On this roster, Rozier will have the ball at the end of games. Probably not as much as Walker did, but a lot. Rozier’s stats say he was more efficient offensively as a starter with the Celtics than he was as a reserve. The sample size (30 starts) is quite small, and he won’t be surrounded by nearly as much talent in Charlotte as he was in Boston. The Hornets are betting on his continuing improvement.
The Hornets made Bacon the ballhandler in a lot of pick-and-rolls during summer league to explore if he can be more offensively. Next season’s offense will be a lot of trial and error.
Q. The Hornets signed Washington State’s Robert Franks to a two-way contract early, but he hardly played in summer league. Why do you think that is?
A. Hornets general manager Mitch Kupchak sounded urgent right after the draft about assessing who was available among undrafted rookie free agents. I assume they felt some competitive pressure to lock down Franks with a two-way contract.
I don’t focus a whole lot on summer-league minutes. Frankly, after about the third game, what happens in Vegas should stay in Vegas — on the court, too.
Q. Do you see Williams as a buyout candidate?
A. Of the three expensive veterans entering the final seasons on their contracts — Williams, Michael Kidd-Gilchrist and Bismack Biyombo — I think Williams is most likely to be traded, but least likely to be involved in a buyout.
As I’ve written a couple of times, Williams could help a contender. Teams wouldn’t be quick to absorb his $15 million salary, but his 3-point shooting and defense would fit on a wide variety of rosters. He’s a pro who would be fine with whatever role teams ask of him. That’s the profile of a trade commodity.
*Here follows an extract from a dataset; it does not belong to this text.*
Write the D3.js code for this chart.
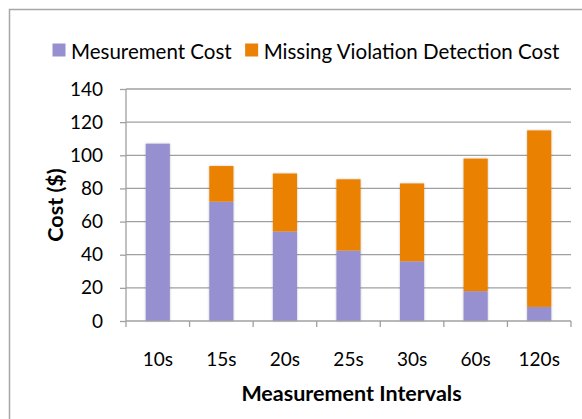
<!DOCTYPE html>
<html>
<head>
<meta charset="utf-8">
<script src="https://cdn.jsdelivr.net/npm/d3@7"></script>
<style>
  html, body { margin: 0; padding: 0; background: #fff; }
  svg { display: block; font-family: Lato, "Open Sans", sans-serif; }
</style>
</head>
<body>
<svg id="chart" width="582" height="419"></svg>
<script>
// Measurement interval categories and stacked cost components ($)
const categories = ["10s", "15s", "20s", "25s", "30s", "60s", "120s"];
const measurementCost = [107, 72, 54, 42.5, 36, 18, 8.5];
const missingDetectionCost = [0, 21.5, 35, 43, 47, 80, 106.5];
const yTicks = [0, 20, 40, 60, 80, 100, 120, 140];
const seriesNames = ["Mesurement Cost", "Missing Violation Detection Cost"];
const seriesColors = ["#9790d0", "#eb8106"];

const svg = d3.select("#chart");
const W = 582, H = 419;
const margin = { left: 126, right: 11, top: 89, bottom: 98 };

// outer frame
svg.append("rect")
  .attr("x", 9.5).attr("y", 9.5)
  .attr("width", W + 20).attr("height", H + 20)
  .attr("fill", "none").attr("stroke", "#a6a6a6").attr("stroke-width", 1.5);

const x = d3.scaleBand().domain(categories)
  .range([margin.left, W - margin.right]).paddingInner(0.62).paddingOuter(0.31);
const y = d3.scaleLinear().domain([0, 140]).range([H - margin.bottom, margin.top]);

// shadow for bars
const defs = svg.append("defs");
const f = defs.append("filter").attr("id", "shadow")
  .attr("x", "-20%").attr("y", "-5%").attr("width", "140%").attr("height", "110%");
f.append("feDropShadow").attr("dx", 0).attr("dy", 0).attr("stdDeviation", 1.2)
  .attr("flood-color", "#000").attr("flood-opacity", 0.25);

// gridlines
svg.append("g").selectAll("line").data(yTicks.filter(d => d > 0)).join("line")
  .attr("x1", margin.left).attr("x2", W - margin.right)
  .attr("y1", d => y(d)).attr("y2", d => y(d))
  .attr("stroke", "#a0a0a0").attr("stroke-width", 1.3);

// stacked bars
const rows = categories.map((c, i) => ({ cat: c, m: measurementCost[i], v: missingDetectionCost[i] }));
const stack = d3.stack().keys(["m", "v"])(rows);
const bars = svg.append("g").attr("filter", "url(#shadow)");
stack.forEach((layer, li) => {
  bars.append("g").attr("fill", seriesColors[li])
    .selectAll("rect").data(layer.filter(d => d[1] > d[0])).join("rect")
    .attr("x", d => x(d.data.cat))
    .attr("width", x.bandwidth())
    .attr("y", d => y(d[1]))
    .attr("height", d => y(d[0]) - y(d[1]));
});

// y axis
const yAxis = svg.append("g").attr("transform", `translate(${margin.left},0)`)
  .call(d3.axisLeft(y).tickValues(yTicks).tickSize(6).tickPadding(17));
// x axis
const xAxis = svg.append("g").attr("transform", `translate(0,${y(0)})`)
  .call(d3.axisBottom(x).tickSize(0).tickPadding(32));
// boundary ticks between categories
const edges = d3.range(categories.length + 1).map(i => margin.left + i * x.step());
xAxis.selectAll("line.edge").data(edges).join("line").attr("class", "edge")
  .attr("x1", d => d).attr("x2", d => d).attr("y1", 0).attr("y2", 6)
  .attr("stroke", "#a0a0a0").attr("stroke-width", 1.3);

[yAxis, xAxis].forEach(a => {
  a.select(".domain").attr("stroke", "#a0a0a0").attr("stroke-width", 1.3);
  a.selectAll(".tick line").attr("stroke", "#a0a0a0").attr("stroke-width", 1.3);
  a.selectAll("text").attr("fill", "#000").attr("font-size", 19)
    .attr("font-family", "Lato, sans-serif");
});
xAxis.select(".domain").attr("d", `M${margin.left},0H${W - margin.right}`);
yAxis.select(".domain").attr("d", `M0,${y(140)}V${y(0)}`);

// axis titles
svg.append("text").attr("x", 351.5).attr("y", 401)
  .attr("text-anchor", "middle").attr("font-size", 21.5).attr("font-weight", "bold")
  .text("Measurement Intervals");
svg.append("text").attr("transform", "translate(63,205) rotate(-90)")
  .attr("text-anchor", "middle").attr("font-size", 21.5).attr("font-weight", "bold")
  .text("Cost ($)");

// legend
const legend = svg.append("g");
let lx = 52.5;
seriesNames.forEach((name, i) => {
  const g = legend.append("g").attr("transform", `translate(${lx},0)`);
  g.append("rect").attr("x", 0).attr("y", 43.5).attr("width", 13).attr("height", 13)
    .attr("fill", seriesColors[i]);
  const t = g.append("text").attr("x", 18.5).attr("y", 59)
    .attr("font-size", 20.5).text(name);
  lx += 18.5 + t.node().getComputedTextLength() + 13.5;
});
</script>
</body>
</html>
A buyout is typically player-driven. A veteran gives up a small percentage of his guaranteed salary to be free to sign elsewhere. I don’t know why Williams would ask for that.
Q. Is Kidd-Gilchrist the Hornets veteran most likely to fall out of the rotation next season?
A. Probably so; either him or Biyombo.
If the Hornets have an excess of anything on the roster, it would be power forwards: That would be the primary position, at least for now, for Bridges, Williams, rookie PJ Washington and Kidd-Gilchrist.
Kidd-Gilchrist’s primary position for most of his NBA career was small forward, but Borrego asked him to be a power forward last season. Playing small forward makes his poor shooting range more of a liability. It’s unclear where Kidd-Gilchrist fits going into training camp.
Biyombo might enter the season as the Hornets’ third option at center behind Zeller and Willy Hernangomez. But injuries have limited Zeller to 82 games over the past two seasons, and Hernangomez hasn’t established himself in 1 1/2 seasons in Charlotte. So Biyombo’s chances of playing aren’t that remote, even as third option.